— START —

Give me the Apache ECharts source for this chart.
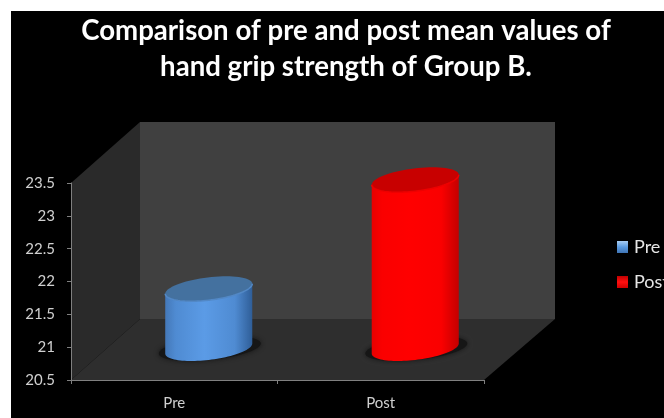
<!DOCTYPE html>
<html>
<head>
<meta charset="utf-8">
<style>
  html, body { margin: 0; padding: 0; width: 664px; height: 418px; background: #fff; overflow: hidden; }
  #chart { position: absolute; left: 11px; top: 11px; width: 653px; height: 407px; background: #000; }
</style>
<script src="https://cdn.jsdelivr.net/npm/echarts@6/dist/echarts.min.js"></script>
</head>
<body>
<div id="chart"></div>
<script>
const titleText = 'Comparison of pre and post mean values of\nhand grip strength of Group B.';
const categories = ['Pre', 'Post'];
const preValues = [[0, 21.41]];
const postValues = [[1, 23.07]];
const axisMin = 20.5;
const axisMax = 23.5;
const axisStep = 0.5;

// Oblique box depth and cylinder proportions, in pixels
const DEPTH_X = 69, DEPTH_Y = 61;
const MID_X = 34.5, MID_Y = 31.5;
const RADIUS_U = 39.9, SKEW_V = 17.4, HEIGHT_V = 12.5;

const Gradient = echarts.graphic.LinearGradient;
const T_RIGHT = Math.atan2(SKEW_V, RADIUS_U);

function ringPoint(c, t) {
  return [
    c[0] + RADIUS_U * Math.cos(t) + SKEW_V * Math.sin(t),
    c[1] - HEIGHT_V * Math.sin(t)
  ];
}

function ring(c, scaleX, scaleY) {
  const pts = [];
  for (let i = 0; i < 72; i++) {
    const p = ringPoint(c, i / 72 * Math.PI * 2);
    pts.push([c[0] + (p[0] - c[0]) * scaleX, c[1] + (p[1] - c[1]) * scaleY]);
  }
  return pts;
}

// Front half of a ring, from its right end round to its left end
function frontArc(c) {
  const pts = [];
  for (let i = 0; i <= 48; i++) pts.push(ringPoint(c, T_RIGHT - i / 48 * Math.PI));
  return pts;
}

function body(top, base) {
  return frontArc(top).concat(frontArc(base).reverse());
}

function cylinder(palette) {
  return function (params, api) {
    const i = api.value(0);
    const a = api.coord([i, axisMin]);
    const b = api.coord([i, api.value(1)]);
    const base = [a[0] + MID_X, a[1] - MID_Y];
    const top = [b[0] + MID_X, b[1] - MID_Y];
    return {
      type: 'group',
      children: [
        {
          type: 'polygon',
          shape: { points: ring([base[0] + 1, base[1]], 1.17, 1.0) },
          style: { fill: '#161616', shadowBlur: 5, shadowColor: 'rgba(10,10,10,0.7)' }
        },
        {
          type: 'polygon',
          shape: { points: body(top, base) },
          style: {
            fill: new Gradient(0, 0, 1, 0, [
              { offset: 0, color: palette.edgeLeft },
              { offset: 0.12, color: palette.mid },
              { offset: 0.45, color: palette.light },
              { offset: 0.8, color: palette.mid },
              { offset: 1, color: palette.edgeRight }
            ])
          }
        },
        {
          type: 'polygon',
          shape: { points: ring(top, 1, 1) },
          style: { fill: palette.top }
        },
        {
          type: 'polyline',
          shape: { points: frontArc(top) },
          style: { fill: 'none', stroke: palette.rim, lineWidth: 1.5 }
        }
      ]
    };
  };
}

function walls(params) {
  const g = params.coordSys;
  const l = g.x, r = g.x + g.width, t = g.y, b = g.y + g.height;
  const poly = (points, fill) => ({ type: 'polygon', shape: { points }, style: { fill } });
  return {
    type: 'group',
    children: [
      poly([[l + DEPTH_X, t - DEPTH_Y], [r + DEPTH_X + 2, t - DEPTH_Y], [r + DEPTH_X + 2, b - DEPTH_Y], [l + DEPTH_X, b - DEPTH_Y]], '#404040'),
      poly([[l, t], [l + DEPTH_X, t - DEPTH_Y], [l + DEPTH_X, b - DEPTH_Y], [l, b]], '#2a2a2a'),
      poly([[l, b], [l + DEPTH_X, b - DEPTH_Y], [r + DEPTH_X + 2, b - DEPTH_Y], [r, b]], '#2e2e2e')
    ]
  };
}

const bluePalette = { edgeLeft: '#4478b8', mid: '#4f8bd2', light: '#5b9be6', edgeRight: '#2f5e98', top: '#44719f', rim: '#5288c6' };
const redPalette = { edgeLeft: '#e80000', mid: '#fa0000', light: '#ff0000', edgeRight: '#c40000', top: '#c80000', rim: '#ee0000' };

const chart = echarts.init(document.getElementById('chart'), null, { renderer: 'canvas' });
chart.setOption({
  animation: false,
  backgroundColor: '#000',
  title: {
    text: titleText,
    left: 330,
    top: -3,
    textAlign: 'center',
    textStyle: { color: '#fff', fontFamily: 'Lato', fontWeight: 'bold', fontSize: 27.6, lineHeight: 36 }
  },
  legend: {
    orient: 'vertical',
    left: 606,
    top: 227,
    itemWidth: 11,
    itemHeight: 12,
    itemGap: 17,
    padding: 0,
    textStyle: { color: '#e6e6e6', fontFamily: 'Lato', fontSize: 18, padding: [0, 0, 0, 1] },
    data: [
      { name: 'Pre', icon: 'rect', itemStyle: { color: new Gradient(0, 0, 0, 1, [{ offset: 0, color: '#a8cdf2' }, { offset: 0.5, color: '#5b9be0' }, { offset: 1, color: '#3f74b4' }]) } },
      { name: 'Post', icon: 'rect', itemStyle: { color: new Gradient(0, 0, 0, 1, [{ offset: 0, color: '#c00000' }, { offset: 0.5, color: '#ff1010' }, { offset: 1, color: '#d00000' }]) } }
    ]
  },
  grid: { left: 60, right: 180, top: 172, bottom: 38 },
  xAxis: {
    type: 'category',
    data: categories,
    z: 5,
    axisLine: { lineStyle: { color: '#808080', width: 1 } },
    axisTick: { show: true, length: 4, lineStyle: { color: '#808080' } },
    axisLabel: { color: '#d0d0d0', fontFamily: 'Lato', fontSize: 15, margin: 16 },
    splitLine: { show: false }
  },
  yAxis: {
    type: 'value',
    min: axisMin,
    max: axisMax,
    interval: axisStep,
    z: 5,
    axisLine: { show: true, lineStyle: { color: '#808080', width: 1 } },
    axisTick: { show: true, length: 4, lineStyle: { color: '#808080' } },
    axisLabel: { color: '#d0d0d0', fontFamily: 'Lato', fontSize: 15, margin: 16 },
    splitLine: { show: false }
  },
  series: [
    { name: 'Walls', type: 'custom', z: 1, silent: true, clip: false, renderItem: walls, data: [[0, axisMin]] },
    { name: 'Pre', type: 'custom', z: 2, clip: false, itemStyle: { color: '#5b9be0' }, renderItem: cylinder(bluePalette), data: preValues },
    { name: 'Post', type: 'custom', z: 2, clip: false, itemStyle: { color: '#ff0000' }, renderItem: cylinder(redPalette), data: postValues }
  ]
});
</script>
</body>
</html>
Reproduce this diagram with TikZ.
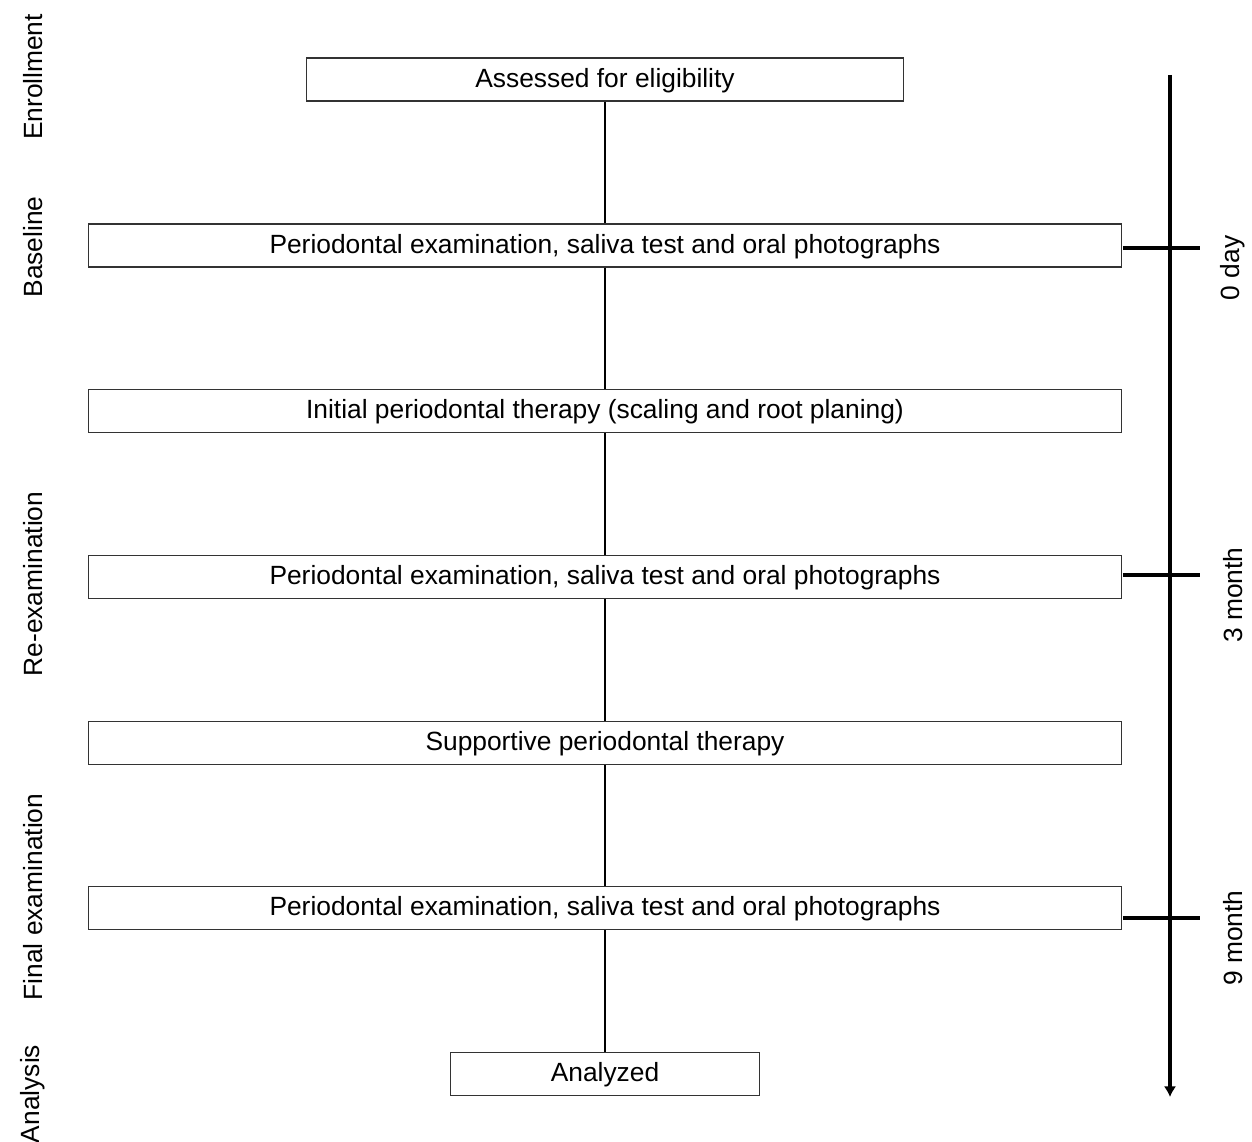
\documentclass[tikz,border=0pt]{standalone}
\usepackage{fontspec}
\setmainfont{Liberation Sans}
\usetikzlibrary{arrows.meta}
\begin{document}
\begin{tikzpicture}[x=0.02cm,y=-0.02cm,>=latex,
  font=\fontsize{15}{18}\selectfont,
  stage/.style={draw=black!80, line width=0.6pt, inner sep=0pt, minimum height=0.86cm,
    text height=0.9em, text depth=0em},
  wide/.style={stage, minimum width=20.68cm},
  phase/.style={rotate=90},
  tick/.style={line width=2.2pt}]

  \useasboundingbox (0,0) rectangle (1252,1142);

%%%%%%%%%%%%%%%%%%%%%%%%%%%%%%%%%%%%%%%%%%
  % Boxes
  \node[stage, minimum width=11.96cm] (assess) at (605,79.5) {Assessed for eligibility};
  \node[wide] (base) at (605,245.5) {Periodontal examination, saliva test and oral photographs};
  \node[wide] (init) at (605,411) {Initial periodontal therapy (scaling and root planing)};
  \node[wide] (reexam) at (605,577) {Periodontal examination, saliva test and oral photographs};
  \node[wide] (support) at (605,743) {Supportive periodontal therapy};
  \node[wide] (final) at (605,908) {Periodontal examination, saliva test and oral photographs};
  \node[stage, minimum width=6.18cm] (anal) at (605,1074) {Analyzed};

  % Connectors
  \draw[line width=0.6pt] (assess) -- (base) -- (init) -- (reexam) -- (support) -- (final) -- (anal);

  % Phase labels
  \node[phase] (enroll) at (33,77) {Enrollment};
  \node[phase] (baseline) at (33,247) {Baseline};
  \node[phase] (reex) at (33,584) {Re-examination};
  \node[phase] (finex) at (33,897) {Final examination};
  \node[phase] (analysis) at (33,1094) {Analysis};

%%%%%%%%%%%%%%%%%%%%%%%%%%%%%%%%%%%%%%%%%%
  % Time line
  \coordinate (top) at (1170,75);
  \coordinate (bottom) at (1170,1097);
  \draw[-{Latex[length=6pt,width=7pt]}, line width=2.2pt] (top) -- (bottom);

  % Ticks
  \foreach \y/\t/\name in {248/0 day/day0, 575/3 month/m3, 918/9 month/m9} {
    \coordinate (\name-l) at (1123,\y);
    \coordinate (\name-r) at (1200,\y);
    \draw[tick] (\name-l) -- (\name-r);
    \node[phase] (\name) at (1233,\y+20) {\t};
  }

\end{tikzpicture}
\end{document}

— END —

## TO BE DONE
Using the data above, copy exactly the lines from the one containing "Reproduce this diagram with TikZ." to the one containing "(final) -- (anal);", inclusive. Exclude the pictures.

## TASK OUTPUT
Reproduce this diagram with TikZ.
\documentclass[tikz,border=0pt]{standalone}
\usepackage{fontspec}
\setmainfont{Liberation Sans}
\usetikzlibrary{arrows.meta}
\begin{document}
\begin{tikzpicture}[x=0.02cm,y=-0.02cm,>=latex,
  font=\fontsize{15}{18}\selectfont,
  stage/.style={draw=black!80, line width=0.6pt, inner sep=0pt, minimum height=0.86cm,
    text height=0.9em, text depth=0em},
  wide/.style={stage, minimum width=20.68cm},
  phase/.style={rotate=90},
  tick/.style={line width=2.2pt}]

  \useasboundingbox (0,0) rectangle (1252,1142);

%%%%%%%%%%%%%%%%%%%%%%%%%%%%%%%%%%%%%%%%%%
  % Boxes
  \node[stage, minimum width=11.96cm] (assess) at (605,79.5) {Assessed for eligibility};
  \node[wide] (base) at (605,245.5) {Periodontal examination, saliva test and oral photographs};
  \node[wide] (init) at (605,411) {Initial periodontal therapy (scaling and root planing)};
  \node[wide] (reexam) at (605,577) {Periodontal examination, saliva test and oral photographs};
  \node[wide] (support) at (605,743) {Supportive periodontal therapy};
  \node[wide] (final) at (605,908) {Periodontal examination, saliva test and oral photographs};
  \node[stage, minimum width=6.18cm] (anal) at (605,1074) {Analyzed};

  % Connectors
  \draw[line width=0.6pt] (assess) -- (base) -- (init) -- (reexam) -- (support) -- (final) -- (anal);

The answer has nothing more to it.